* _Material shown_

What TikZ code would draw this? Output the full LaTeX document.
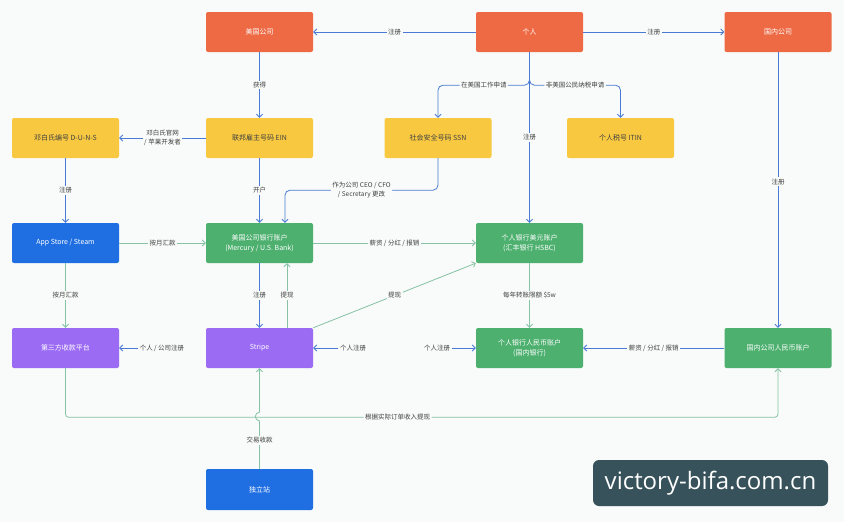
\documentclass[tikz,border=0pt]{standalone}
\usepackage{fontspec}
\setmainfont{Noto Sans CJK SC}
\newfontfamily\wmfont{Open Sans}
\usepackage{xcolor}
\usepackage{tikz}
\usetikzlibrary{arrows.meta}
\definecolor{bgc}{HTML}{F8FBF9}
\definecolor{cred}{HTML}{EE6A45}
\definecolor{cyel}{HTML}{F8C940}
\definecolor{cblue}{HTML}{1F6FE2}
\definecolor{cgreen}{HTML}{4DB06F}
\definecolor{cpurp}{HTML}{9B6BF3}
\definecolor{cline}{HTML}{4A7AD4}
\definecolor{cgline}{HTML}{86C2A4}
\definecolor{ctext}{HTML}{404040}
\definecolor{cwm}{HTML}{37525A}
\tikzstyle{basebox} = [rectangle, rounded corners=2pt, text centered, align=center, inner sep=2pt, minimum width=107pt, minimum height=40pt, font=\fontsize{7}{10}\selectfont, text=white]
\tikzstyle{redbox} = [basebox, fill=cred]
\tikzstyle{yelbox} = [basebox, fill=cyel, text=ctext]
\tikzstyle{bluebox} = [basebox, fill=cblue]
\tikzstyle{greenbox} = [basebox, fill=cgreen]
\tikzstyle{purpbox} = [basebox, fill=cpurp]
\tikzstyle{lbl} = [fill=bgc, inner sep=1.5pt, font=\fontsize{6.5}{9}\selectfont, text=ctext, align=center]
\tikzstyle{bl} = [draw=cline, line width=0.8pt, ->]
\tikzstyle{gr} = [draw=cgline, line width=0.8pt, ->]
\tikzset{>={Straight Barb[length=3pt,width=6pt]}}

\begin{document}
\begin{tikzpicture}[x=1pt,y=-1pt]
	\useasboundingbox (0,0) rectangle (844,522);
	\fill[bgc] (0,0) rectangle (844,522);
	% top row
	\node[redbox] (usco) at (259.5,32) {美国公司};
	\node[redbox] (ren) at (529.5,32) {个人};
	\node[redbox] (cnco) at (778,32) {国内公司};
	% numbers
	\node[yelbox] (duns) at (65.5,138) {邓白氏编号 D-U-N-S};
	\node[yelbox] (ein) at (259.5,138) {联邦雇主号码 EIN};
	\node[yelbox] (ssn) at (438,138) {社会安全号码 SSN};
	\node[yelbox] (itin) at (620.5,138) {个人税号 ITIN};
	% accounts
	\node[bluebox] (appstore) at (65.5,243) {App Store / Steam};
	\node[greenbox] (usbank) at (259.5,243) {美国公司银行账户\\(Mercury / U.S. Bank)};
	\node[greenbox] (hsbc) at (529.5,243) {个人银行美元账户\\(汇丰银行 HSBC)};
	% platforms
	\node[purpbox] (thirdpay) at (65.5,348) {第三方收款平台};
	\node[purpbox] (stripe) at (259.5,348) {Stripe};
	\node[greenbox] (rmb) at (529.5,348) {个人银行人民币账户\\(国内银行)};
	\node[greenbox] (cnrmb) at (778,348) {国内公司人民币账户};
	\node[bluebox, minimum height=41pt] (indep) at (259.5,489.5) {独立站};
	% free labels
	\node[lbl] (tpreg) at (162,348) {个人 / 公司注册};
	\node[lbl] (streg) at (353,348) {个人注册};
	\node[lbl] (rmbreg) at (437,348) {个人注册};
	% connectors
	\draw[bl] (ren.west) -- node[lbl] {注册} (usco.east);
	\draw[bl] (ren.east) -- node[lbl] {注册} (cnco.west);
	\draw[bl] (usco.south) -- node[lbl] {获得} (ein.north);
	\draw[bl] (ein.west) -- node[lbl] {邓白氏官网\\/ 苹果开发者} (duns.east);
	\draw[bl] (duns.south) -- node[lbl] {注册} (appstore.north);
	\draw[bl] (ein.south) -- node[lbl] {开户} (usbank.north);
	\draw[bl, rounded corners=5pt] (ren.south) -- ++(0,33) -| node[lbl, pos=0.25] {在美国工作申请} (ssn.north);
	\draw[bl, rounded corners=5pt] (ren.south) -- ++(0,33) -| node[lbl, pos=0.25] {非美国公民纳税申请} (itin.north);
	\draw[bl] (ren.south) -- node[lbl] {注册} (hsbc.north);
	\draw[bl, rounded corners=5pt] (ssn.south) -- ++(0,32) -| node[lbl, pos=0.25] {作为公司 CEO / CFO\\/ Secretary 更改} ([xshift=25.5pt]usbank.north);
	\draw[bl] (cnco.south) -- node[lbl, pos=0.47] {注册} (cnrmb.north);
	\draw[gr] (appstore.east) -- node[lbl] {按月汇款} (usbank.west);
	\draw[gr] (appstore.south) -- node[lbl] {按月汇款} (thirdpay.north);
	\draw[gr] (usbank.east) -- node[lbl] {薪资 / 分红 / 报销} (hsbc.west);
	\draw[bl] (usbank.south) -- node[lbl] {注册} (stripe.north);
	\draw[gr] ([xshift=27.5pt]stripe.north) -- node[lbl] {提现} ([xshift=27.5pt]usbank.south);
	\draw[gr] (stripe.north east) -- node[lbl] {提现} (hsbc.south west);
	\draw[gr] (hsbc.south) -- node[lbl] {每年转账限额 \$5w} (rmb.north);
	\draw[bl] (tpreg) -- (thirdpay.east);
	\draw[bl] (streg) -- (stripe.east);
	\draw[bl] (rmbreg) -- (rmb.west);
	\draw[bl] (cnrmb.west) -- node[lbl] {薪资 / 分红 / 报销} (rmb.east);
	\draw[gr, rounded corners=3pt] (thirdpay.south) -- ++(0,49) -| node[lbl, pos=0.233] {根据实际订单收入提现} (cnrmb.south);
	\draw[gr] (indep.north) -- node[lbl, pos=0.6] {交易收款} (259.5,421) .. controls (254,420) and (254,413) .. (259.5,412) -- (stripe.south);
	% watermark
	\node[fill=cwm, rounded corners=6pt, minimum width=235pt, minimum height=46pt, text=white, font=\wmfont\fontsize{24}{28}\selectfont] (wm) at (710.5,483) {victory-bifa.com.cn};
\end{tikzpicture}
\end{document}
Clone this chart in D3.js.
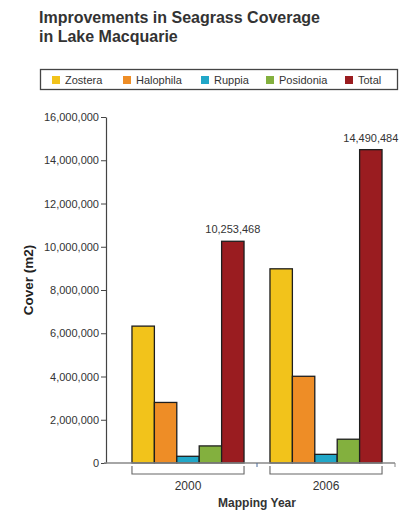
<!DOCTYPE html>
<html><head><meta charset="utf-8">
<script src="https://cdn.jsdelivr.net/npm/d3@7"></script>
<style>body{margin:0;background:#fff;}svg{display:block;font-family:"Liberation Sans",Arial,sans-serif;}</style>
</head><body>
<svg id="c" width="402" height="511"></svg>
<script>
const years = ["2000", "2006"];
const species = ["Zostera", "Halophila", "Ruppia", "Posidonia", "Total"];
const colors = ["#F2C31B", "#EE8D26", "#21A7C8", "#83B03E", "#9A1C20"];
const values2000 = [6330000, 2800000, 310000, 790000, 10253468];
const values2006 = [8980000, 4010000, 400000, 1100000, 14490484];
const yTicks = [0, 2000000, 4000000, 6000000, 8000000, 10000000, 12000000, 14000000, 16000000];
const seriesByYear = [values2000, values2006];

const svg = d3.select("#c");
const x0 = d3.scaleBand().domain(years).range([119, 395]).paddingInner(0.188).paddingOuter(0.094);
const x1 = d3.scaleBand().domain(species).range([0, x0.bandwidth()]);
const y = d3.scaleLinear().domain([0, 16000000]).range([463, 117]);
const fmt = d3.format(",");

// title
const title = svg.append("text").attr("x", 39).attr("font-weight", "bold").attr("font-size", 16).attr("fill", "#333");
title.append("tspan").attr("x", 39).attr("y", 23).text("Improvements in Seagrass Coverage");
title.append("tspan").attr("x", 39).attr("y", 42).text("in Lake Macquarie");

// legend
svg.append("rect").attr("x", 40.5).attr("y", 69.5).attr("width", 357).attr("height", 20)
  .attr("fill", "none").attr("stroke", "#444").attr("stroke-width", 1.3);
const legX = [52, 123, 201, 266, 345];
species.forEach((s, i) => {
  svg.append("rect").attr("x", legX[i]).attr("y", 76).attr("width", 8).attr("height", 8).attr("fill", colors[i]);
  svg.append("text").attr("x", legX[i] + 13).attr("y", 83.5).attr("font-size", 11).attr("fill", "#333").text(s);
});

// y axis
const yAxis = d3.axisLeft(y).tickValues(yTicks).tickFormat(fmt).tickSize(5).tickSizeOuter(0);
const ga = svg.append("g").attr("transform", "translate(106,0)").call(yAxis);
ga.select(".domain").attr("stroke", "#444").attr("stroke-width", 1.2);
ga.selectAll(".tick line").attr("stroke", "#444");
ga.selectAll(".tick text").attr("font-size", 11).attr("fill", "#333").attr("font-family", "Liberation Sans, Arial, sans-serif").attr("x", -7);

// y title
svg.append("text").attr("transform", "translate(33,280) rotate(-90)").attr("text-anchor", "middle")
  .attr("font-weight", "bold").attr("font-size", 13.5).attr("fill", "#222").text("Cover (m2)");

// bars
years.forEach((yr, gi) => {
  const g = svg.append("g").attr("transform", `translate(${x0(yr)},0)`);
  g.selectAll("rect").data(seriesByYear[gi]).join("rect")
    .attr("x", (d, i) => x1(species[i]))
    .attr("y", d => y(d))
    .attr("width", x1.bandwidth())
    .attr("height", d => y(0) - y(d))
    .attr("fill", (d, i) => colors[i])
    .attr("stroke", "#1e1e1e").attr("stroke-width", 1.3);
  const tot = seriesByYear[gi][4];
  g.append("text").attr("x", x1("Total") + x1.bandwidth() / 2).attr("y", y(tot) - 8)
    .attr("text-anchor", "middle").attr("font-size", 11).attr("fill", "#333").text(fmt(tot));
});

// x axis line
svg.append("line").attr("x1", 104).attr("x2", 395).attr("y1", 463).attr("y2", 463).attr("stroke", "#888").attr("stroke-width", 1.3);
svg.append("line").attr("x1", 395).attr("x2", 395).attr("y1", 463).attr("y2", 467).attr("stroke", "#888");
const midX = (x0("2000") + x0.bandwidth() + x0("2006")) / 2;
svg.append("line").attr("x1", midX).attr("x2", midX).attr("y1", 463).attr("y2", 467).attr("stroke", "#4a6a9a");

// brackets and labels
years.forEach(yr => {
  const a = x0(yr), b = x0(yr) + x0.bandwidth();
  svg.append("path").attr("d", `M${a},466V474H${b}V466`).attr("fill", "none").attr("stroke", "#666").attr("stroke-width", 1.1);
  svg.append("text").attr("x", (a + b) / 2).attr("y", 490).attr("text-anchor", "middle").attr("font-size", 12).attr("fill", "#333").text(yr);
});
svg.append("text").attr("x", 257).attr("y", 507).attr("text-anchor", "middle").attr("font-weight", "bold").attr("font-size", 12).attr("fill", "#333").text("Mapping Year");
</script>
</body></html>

* _Stated goal_
Each line that contains the string "this" counts once; say how many there are and nothing else.

* _Written answer_
2